From township workshops to digital startups, South African entrepreneurs are proving that local hustle can become global reach. Small, medium, and micro enterprises across the country are breaking through borders once thought impossible to cross, using e-commerce platforms, trade networks, and digital visibility to compete in international markets—what once seemed the exclusive domain of large corporations.

This shift matters far beyond spreadsheets and sales figures. It represents opportunity and resilience. For SMMEs venturing internationally, market access means more than visibility; it builds credibility, creates jobs, and expands long-term potential. Entrepreneurs across fashion, food, technology, manufacturing, design, and specialist services are finding new pathways to customers and partners beyond South Africa's borders. Some are leveraging e-commerce to sell directly to international buyers. Others are strengthening their digital presence to become discoverable and trustworthy, while participating in trade fairs, expos, and buyer missions that connect them with global networks.

Young entrepreneurs are leading this transformation with particular energy. They are building digitally from inception, using social platforms and online stores to reach audiences they could never access through traditional channels. For this generation, technology removes the barriers that once made international trade feel unreachable—no need for expensive logistics infrastructure or established trade relationships to start selling across borders.
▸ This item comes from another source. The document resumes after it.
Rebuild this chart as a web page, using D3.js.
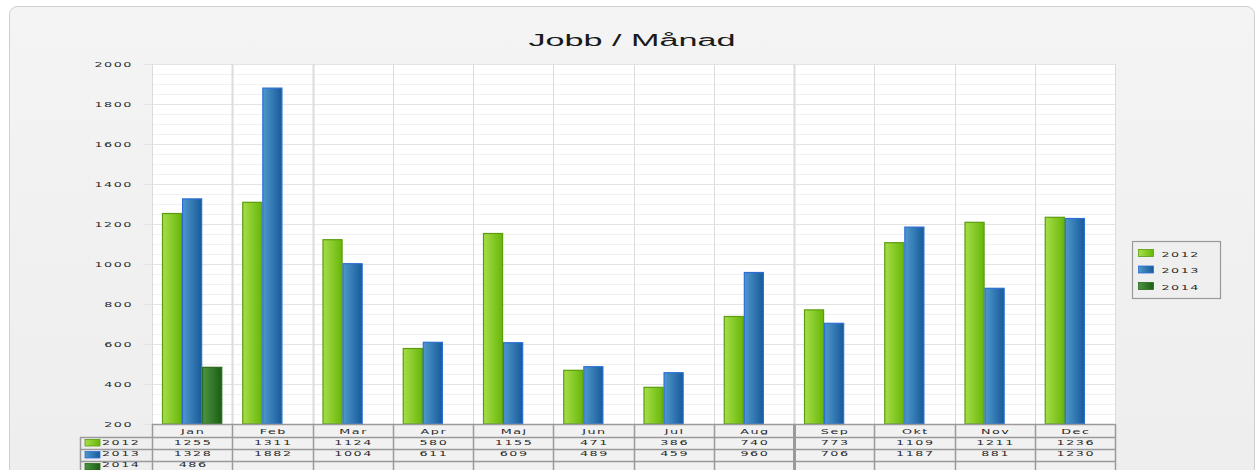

They understand their market instinctively because they operate there natively.

The timing resonates deeply. During Youth Month in South Africa, this economic momentum echoes the legacy of 1976, when a generation fought for dignity, access, and the right to shape their own futures. Today's youth are carrying that story forward not through protest but through entrepreneurship and innovation. Their work in building businesses and creating jobs is, fundamentally, nation-building. They are opening markets, creating opportunity, and helping shape the country's future in tangible, measurable ways.

Challenges undoubtedly remain. Access to finance, regulatory compliance, logistics costs, and market intelligence continue to create friction for SMMEs navigating the complexities of international trade. Many lack the resources to navigate export procedures or understand foreign market requirements. These barriers are real and they are substantial.

Yet the momentum is building. Growing support through business development programmes, trade initiatives, digital tools, and export readiness services is equipping more SMMEs with the knowledge and confidence to compete internationally. Entrepreneurs are no longer waiting for permission or perfect circumstances—they are learning, adapting, and pushing forward.

What South African SMMEs are demonstrating is straightforward but powerful: local businesses can build global relevance. With a distinctly South African identity, they are creating products and services that resonate beyond borders. From fashion designers selling to international boutiques to tech startups attracting global investors, from food entrepreneurs exporting specialty goods to manufacturers finding niche global markets, the proof is accumulating. The opportunity is real. The question is no longer whether South African SMMEs can compete globally—it is how quickly the ecosystem can scale to meet the moment.